PROBLEM REQUIREMENTS:
Make an exact copy of all the entries, with the pictures left out.

── ROWS ──

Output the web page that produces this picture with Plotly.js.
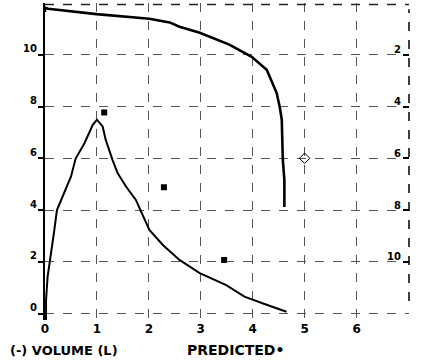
<!DOCTYPE html>
<html>
<head>
<meta charset="utf-8">
<script src="https://cdn.plot.ly/plotly-3.0.1.min.js"></script>
<style>html,body{margin:0;padding:0;background:#fff;}#chart{width:431px;height:360px;}</style>
</head>
<body>
<div id="chart"></div>
<script>
// Flow-volume loop (expiratory limb): volume (L) vs flow (L/s)
const fvVolume = [0.02, 0.02, 0.05, 0.10, 0.18, 0.23, 0.34, 0.50, 0.59, 0.76, 0.92, 1.00, 1.11, 1.17, 1.30, 1.40, 1.56, 1.75, 2.01, 2.27, 2.59, 2.98, 3.49, 3.84, 4.20, 4.65];
const fvFlow   = [-0.32, 0.52, 1.42, 2.20, 3.23, 4.00, 4.52, 5.29, 5.99, 6.58, 7.29, 7.49, 7.23, 6.71, 5.94, 5.42, 4.91, 4.39, 3.23, 2.65, 2.07, 1.56, 1.10, 0.65, 0.39, 0.07];

// Volume-time curve: volume (L) vs time (s, right axis, downward)
const vtVolume = [0, 0, 0.06, 0.99, 2.01, 2.40, 2.59, 2.98, 3.55, 3.98, 4.27, 4.46, 4.52, 4.56, 4.58, 4.61, 4.61];
const vtTime   = [0.35, 0.18, 0.22, 0.43, 0.61, 0.75, 0.92, 1.15, 1.61, 2.08, 2.58, 3.47, 4.01, 4.51, 6.06, 6.84, 7.88];

// Predicted values
const predVolume = [1.14, 2.29, 3.45];
const predFlow   = [7.77, 4.88, 2.07];
const predFvcVolume = [5.0];
const predFvcTime   = [6.0];

// Tick labels
const xTicks = [0, 1, 2, 3, 4, 5, 6];
const flowTicks = [0, 2, 4, 6, 8, 10];
const timeTicks = [2, 4, 6, 8, 10];

const tickFont = {family: 'DejaVu Sans', size: 10, color: '#000', weight: 'bold'};

const traces = [
  {x: fvVolume, y: fvFlow, type: 'scatter', mode: 'lines', line: {color: '#000', width: 2}, hoverinfo: 'skip'},
  {x: vtVolume, y: vtTime, yaxis: 'y2', type: 'scatter', mode: 'lines', line: {color: '#000', width: 2.6}, hoverinfo: 'skip'},
  {x: predVolume, y: predFlow, type: 'scatter', mode: 'markers', marker: {symbol: 'square', size: 6, color: '#000'}, hoverinfo: 'skip'},
  {x: predFvcVolume, y: predFvcTime, yaxis: 'y2', type: 'scatter', mode: 'markers', marker: {symbol: 'diamond-open', size: 8, color: '#000', line: {width: 1, color: '#000'}}, hoverinfo: 'skip'}
];

const layout = {
  width: 431, height: 360,
  margin: {l: 45, r: 22, t: 3, b: 40},
  paper_bgcolor: '#fff', plot_bgcolor: '#fff',
  showlegend: false,
  xaxis: {
    range: [0, 7.01], tickmode: 'array', tickvals: xTicks, ticktext: xTicks.map(String),
    showgrid: true, gridcolor: '#555', gridwidth: 1, griddash: 'dash',
    zeroline: false, showline: false, ticks: '',
    tickfont: {family: 'DejaVu Sans', size: 12, color: '#000', weight: 'bold'},
    ticklabelstandoff: 0
  },
  yaxis: {
    range: [-0.25, 12], tickmode: 'array', tickvals: flowTicks, ticktext: flowTicks.map(String),
    showgrid: true, gridcolor: '#555', gridwidth: 1, griddash: 'dash',
    zeroline: false, showline: true, linecolor: '#000', linewidth: 2,
    ticks: 'outside', ticklen: 5, tickwidth: 2, tickcolor: '#000',
    ticklabelshift: -6, ticklabelstandoff: -1,
    tickfont: tickFont
  },
  yaxis2: {
    overlaying: 'y', side: 'right', range: [12.25, 0], tickmode: 'array',
    tickvals: timeTicks, ticktext: timeTicks.map(String),
    showgrid: false, zeroline: false, showline: false,
    ticks: 'inside', ticklen: 6, tickwidth: 2, tickcolor: '#000',
    ticklabelposition: 'inside', ticklabelshift: 5, ticklabelstandoff: 1,
    tickfont: tickFont
  },
  shapes: [
    {type: 'line', xref: 'paper', yref: 'paper', x0: 0, x1: 1, y0: 0.995, y1: 0.995, line: {color: '#222', width: 1.5, dash: 'dash'}},
    {type: 'line', xref: 'paper', yref: 'paper', x0: 1, x1: 1, y0: 0.06, y1: 0.98, line: {color: '#000', width: 1.5, dash: 'dash'}}
  ],
  annotations: [
    {xref: 'paper', yref: 'paper', x: -0.102, y: -0.095, xanchor: 'left', yanchor: 'middle', showarrow: false,
     text: '(-) VOLUME (L)', font: {family: 'DejaVu Sans', size: 13, color: '#000', weight: 'bold'}},
    {xref: 'paper', yref: 'paper', x: 0.385, y: -0.095, xanchor: 'left', yanchor: 'middle', showarrow: false,
     text: 'PREDICTED•', font: {family: 'DejaVu Sans', size: 14, color: '#000', weight: 'bold'}}
  ]
};

Plotly.newPlot('chart', traces, layout, {staticPlot: true, displayModeBar: false});
</script>
</body>
</html>
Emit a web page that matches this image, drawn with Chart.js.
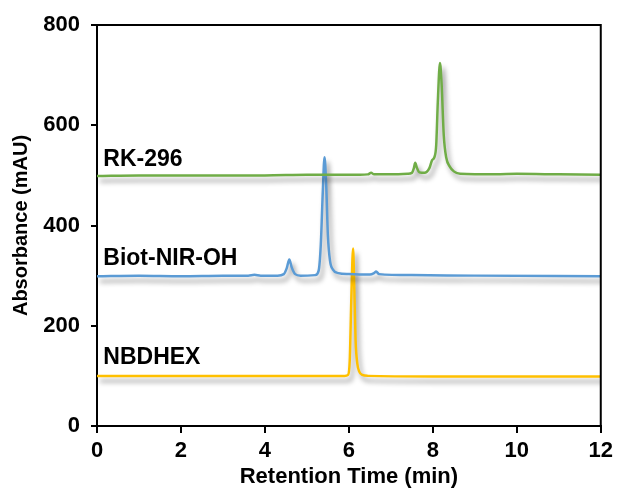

───

WORKED SOLUTION:
Output the web page that produces this picture with Plotly.js.
<!DOCTYPE html>
<html>
<head>
<meta charset="utf-8">
<script src="https://cdn.plot.ly/plotly-3.0.1.min.js"></script>
<style>html,body{margin:0;padding:0;background:#fff;}#chart{width:431px;height:360px;}</style>
</head>
<body>
<div id="chart"></div>
<script>
// Flow-volume loop (expiratory limb): volume (L) vs flow (L/s)
const fvVolume = [0.02, 0.02, 0.05, 0.10, 0.18, 0.23, 0.34, 0.50, 0.59, 0.76, 0.92, 1.00, 1.11, 1.17, 1.30, 1.40, 1.56, 1.75, 2.01, 2.27, 2.59, 2.98, 3.49, 3.84, 4.20, 4.65];
const fvFlow   = [-0.32, 0.52, 1.42, 2.20, 3.23, 4.00, 4.52, 5.29, 5.99, 6.58, 7.29, 7.49, 7.23, 6.71, 5.94, 5.42, 4.91, 4.39, 3.23, 2.65, 2.07, 1.56, 1.10, 0.65, 0.39, 0.07];

// Volume-time curve: volume (L) vs time (s, right axis, downward)
const vtVolume = [0, 0, 0.06, 0.99, 2.01, 2.40, 2.59, 2.98, 3.55, 3.98, 4.27, 4.46, 4.52, 4.56, 4.58, 4.61, 4.61];
const vtTime   = [0.35, 0.18, 0.22, 0.43, 0.61, 0.75, 0.92, 1.15, 1.61, 2.08, 2.58, 3.47, 4.01, 4.51, 6.06, 6.84, 7.88];

// Predicted values
const predVolume = [1.14, 2.29, 3.45];
const predFlow   = [7.77, 4.88, 2.07];
const predFvcVolume = [5.0];
const predFvcTime   = [6.0];

// Tick labels
const xTicks = [0, 1, 2, 3, 4, 5, 6];
const flowTicks = [0, 2, 4, 6, 8, 10];
const timeTicks = [2, 4, 6, 8, 10];

const tickFont = {family: 'DejaVu Sans', size: 10, color: '#000', weight: 'bold'};

const traces = [
  {x: fvVolume, y: fvFlow, type: 'scatter', mode: 'lines', line: {color: '#000', width: 2}, hoverinfo: 'skip'},
  {x: vtVolume, y: vtTime, yaxis: 'y2', type: 'scatter', mode: 'lines', line: {color: '#000', width: 2.6}, hoverinfo: 'skip'},
  {x: predVolume, y: predFlow, type: 'scatter', mode: 'markers', marker: {symbol: 'square', size: 6, color: '#000'}, hoverinfo: 'skip'},
  {x: predFvcVolume, y: predFvcTime, yaxis: 'y2', type: 'scatter', mode: 'markers', marker: {symbol: 'diamond-open', size: 8, color: '#000', line: {width: 1, color: '#000'}}, hoverinfo: 'skip'}
];

const layout = {
  width: 431, height: 360,
  margin: {l: 45, r: 22, t: 3, b: 40},
  paper_bgcolor: '#fff', plot_bgcolor: '#fff',
  showlegend: false,
  xaxis: {
    range: [0, 7.01], tickmode: 'array', tickvals: xTicks, ticktext: xTicks.map(String),
    showgrid: true, gridcolor: '#555', gridwidth: 1, griddash: 'dash',
    zeroline: false, showline: false, ticks: '',
    tickfont: {family: 'DejaVu Sans', size: 12, color: '#000', weight: 'bold'},
    ticklabelstandoff: 0
  },
  yaxis: {
    range: [-0.25, 12], tickmode: 'array', tickvals: flowTicks, ticktext: flowTicks.map(String),
    showgrid: true, gridcolor: '#555', gridwidth: 1, griddash: 'dash',
    zeroline: false, showline: true, linecolor: '#000', linewidth: 2,
    ticks: 'outside', ticklen: 5, tickwidth: 2, tickcolor: '#000',
    ticklabelshift: -6, ticklabelstandoff: -1,
    tickfont: tickFont
  },
  yaxis2: {
    overlaying: 'y', side: 'right', range: [12.25, 0], tickmode: 'array',
    tickvals: timeTicks, ticktext: timeTicks.map(String),
    showgrid: false, zeroline: false, showline: false,
    ticks: 'inside', ticklen: 6, tickwidth: 2, tickcolor: '#000',
    ticklabelposition: 'inside', ticklabelshift: 5, ticklabelstandoff: 1,
    tickfont: tickFont
  },
  shapes: [
    {type: 'line', xref: 'paper', yref: 'paper', x0: 0, x1: 1, y0: 0.995, y1: 0.995, line: {color: '#222', width: 1.5, dash: 'dash'}},
    {type: 'line', xref: 'paper', yref: 'paper', x0: 1, x1: 1, y0: 0.06, y1: 0.98, line: {color: '#000', width: 1.5, dash: 'dash'}}
  ],
  annotations: [
    {xref: 'paper', yref: 'paper', x: -0.102, y: -0.095, xanchor: 'left', yanchor: 'middle', showarrow: false,
     text: '(-) VOLUME (L)', font: {family: 'DejaVu Sans', size: 13, color: '#000', weight: 'bold'}},
    {xref: 'paper', yref: 'paper', x: 0.385, y: -0.095, xanchor: 'left', yanchor: 'middle', showarrow: false,
     text: 'PREDICTED•', font: {family: 'DejaVu Sans', size: 14, color: '#000', weight: 'bold'}}
  ]
};

Plotly.newPlot('chart', traces, layout, {staticPlot: true, displayModeBar: false});
</script>
</body>
</html>
Emit a web page that matches this image, drawn with Chart.js.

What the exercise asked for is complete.